Monthly Archives: January 2018

Health and Wellbeing

The key messages from Dr Suzanne Zeedyk and John Carnochan’s videos both focus on how important it is for brains to develop from such a young age. The brain development in the first 3 years of a child is essential to ensure each child grows relationships with the people around them and know which way to response to them.  It is important as teachers to consider the excitement or on the flip side, worry, of early year brain pathway as it defines the way our brain will function in adulthood. Such as a child who is being put in a situation to witness domestic violence within their household, the child;s brains is having to learn how to cope with threatening behavior, which means they are unable  to learn in any other way. This can lead to children having high levels of stress hormones such as Cortisol as they are having to learn to adapt to the environment they are living in. A stressful home life can influence the children in many negative ways such as poor development of life skills, relationships and can have a large impact on inequality.  As teachers, it may be difficult for us to have that 1 to 1 strong bond with children if they have not built any close relationships with family in their early years. By having a lack of engaging contact and spending quality time with parents, this can have a negative impact on the children when they begin to enter the classroom for the first time. To ensure good brain development it is essential that to at least the age of 3, the child has some relationship with an adult, which may just be simple as smiling to the child. By ensuring this, it means there will be consistent good links with the teachers, which will allow them to feel confident of their presence in the classroom.

Reflections gathered from the Sugar Crash video, the importance of sugar was shown and how it can have a negative influence on not only children but adults also. The effects of sugar can increase many health related diseases such as diabetes, coronary heart disease and decreases the life span among us. Through the video, by being shown the amount of both added and hidden sugar in foods, it is a real eye opener as a trainee teacher, as it explains the figures in the rise of Child Obesity within our society today. As teachers it is essential to encourage exercise in our gym lessons or after school classes, to ensure these levels of child obesity drop rapidly rather than rise. Other activities such as walk to school week and healthy tuck is another effective way to encourage children to take note of the levels of sugar they are consuming, and that having a treat is acceptable as long as they are able to have a balance with physical activity to burn it off. We must have a positive impact on the children ourselves to play the lead role in inspiring children to have healthy food and routines in their childhood, to ensure this continues onto adulthood and encourages good eating habits within the children.

Semester 1 Reflection

Reflect on one of the most important moments for your professional development in semester 1 and write a post about what you think you have learned from this critical incident and what the process of reflection is beginning to mean to you.

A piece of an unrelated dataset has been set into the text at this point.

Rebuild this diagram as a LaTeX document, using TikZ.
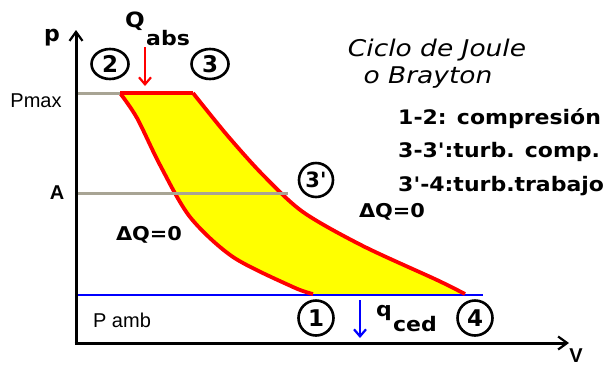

In semester one, when beginning the Working Together module, I felt nervous and worried about being put in our allocated groups in the process to complete our group presentation.  This put me on edge as I knew I did not know a lot of people on the course  and that my group was going to be with people I would not have the confidence to speak to. Although as the weeks went on I became more of a confident individual and had more courage to voice my opinions to the rest of my peers in the group. The group as a whole began as a slow start with not many people contributing in tasks because of lack of confidence which resulted in our group having lack of knowledge of the tasks we were meant to complete. Being in a collaborative group where all of the three professionals of Teachers, Social workers and CLD students came together, it showed the importance of each profession in relation to the link they have with each other. Through out agency visit to Action for Children and speaking to members of staff who are part of this agency, this can back up the fact of how the three professions link. Reflecting back on the agency visit, it appeared stressful to begin with as we did not quite have a main role lead in our group, so the progress of arranging the visit was slightly tricky but when it all came together and there was now a group leader by this stage, it became easier for us as a group as a whole.

Throughout the completion of group tasks and by analysing our agency visit, we seen that GIRFEC plays a huge role within the three professions and especially has a large impact on us as teachers today. GIRFEC explains that the child is the main approach of the theory and it is within our professions to keep the children in a happy, safe and friendly enviroment. (Scottish Government, 2012)

I began to feel an improvement in my professional development when we had to focus on working together in our groups during semester 1, with people who were randomly put in a group. I felt that in this situation it taught me that by working as a large group, it can become daunting at first but by over coming those so called “ice breakers”, we all began to voice each of our own thoughts which resulted well with great ideas for our final presentation.